Israel and the US have been backing the Fatah-controlled PA in the West Bank over the Hamas government in Gaza since 2007, when Abbas unconstitutionally dissolved the elected Hamas-led government. (Hamas have remained in control of Gaza since their troops ousted Fatah-backed warlord Muhammad Dahlan in June that year.)
On June 24, at a international donors conference in Berlin, US Secretary of State Condoleezza Rice urged countries to allocate uncommitted funds from their existing pledges to bolster the Fatah-controlled PA. According to a June 24 AFP report, US$242 million was committed to be handed over to the PA.
According to a June 24 Jerusalem Post article, Rice is also planning to convene a trilateral meeting between Israeli foreign minister Tzipi Livni and PA chief negotiator Ahmed Qurei. The purpose of the meeting would be to produce a document tying the PA and Israel into commitments in line with the December 2007 Annapolis peace talks.
Despite the media circus very little has changed on the ground. The ceasefire between Israel and Hamas in Gaza that began on June 19 continues to hold, despite occasional strikes against civilians and targets within Gaza by the Israeli Defence Forces and some rockets fired from Gaza.

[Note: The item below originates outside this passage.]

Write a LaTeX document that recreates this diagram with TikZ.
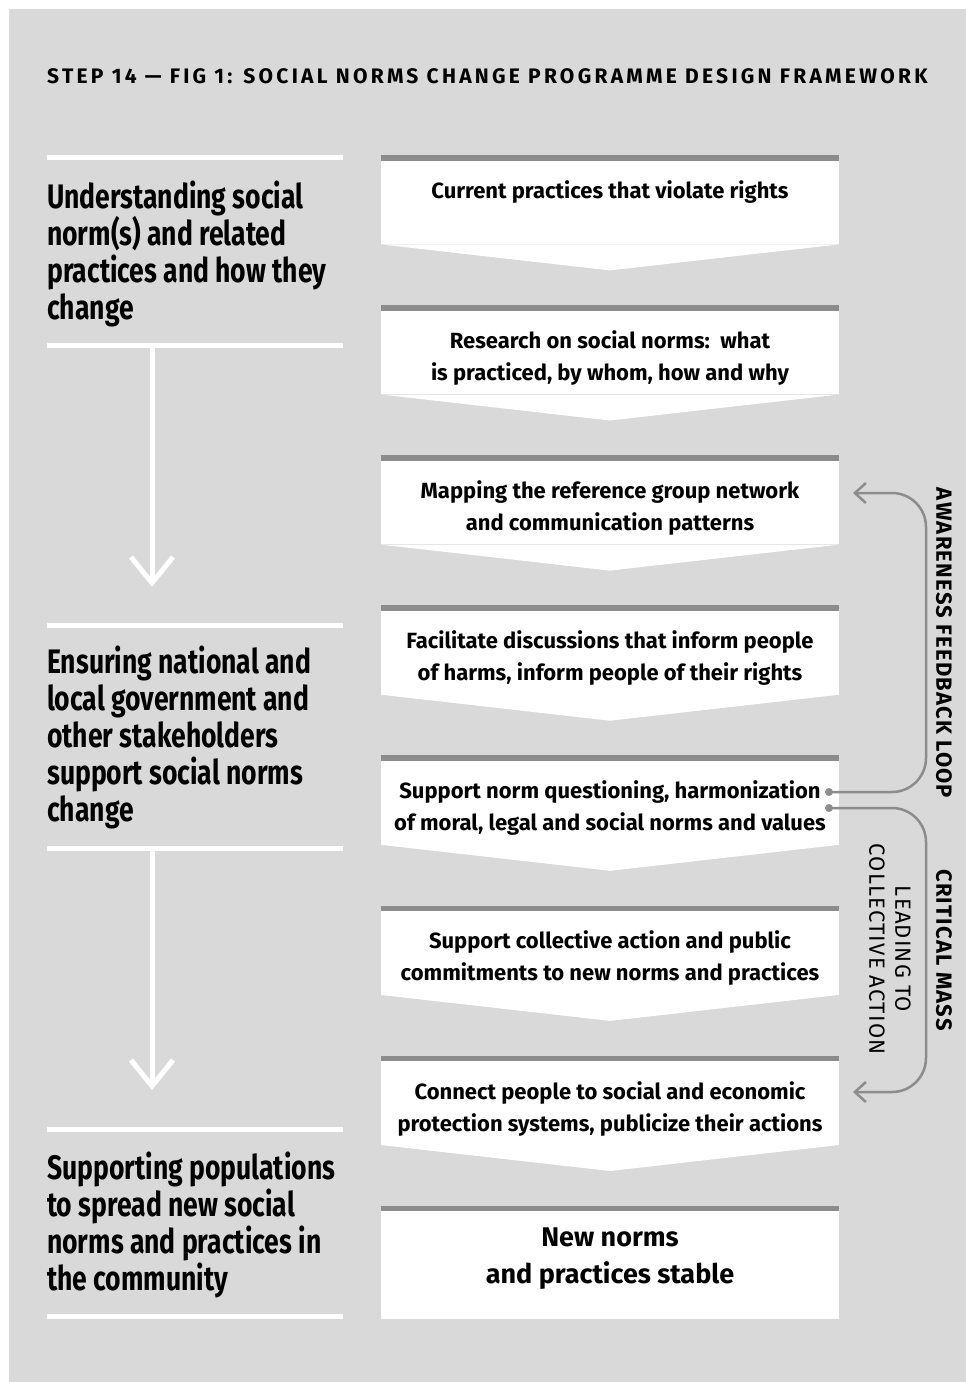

As part of negotiating the ceasefire, Israel promised to ease its blockade of Gaza, which has extended to essential supplies of fuel, food and medicines. While the flow of goods has increased slightly, Gaza still faces massive shortages of these items.
A July 23 Xinhua article reported that according to the UN Relief Works Agency operation director in Gaza, the amount of fuel reaching the population is still less than 25% of what had been allotted before the siege. "The situation in the Gaza Strip continues to deteriorate and the number of poor people continues to increase one month after a truce has been reached."
Also, Israel continues to increase the number of roadblocks and checkpoints in the West Bank and has approved the building of 20 new Israeli settlements.
However, the Lebanon prisoner exchange has encouraged Hamas, which upped it's exchange price for the release of Galid Shalit — an Israeli soldier captured in 2006 — from the release of 450 Palestinian prisoners to 1450.
However, Israel continues to demand the release of Shalit as a pre-curser to further lightening it's blockade.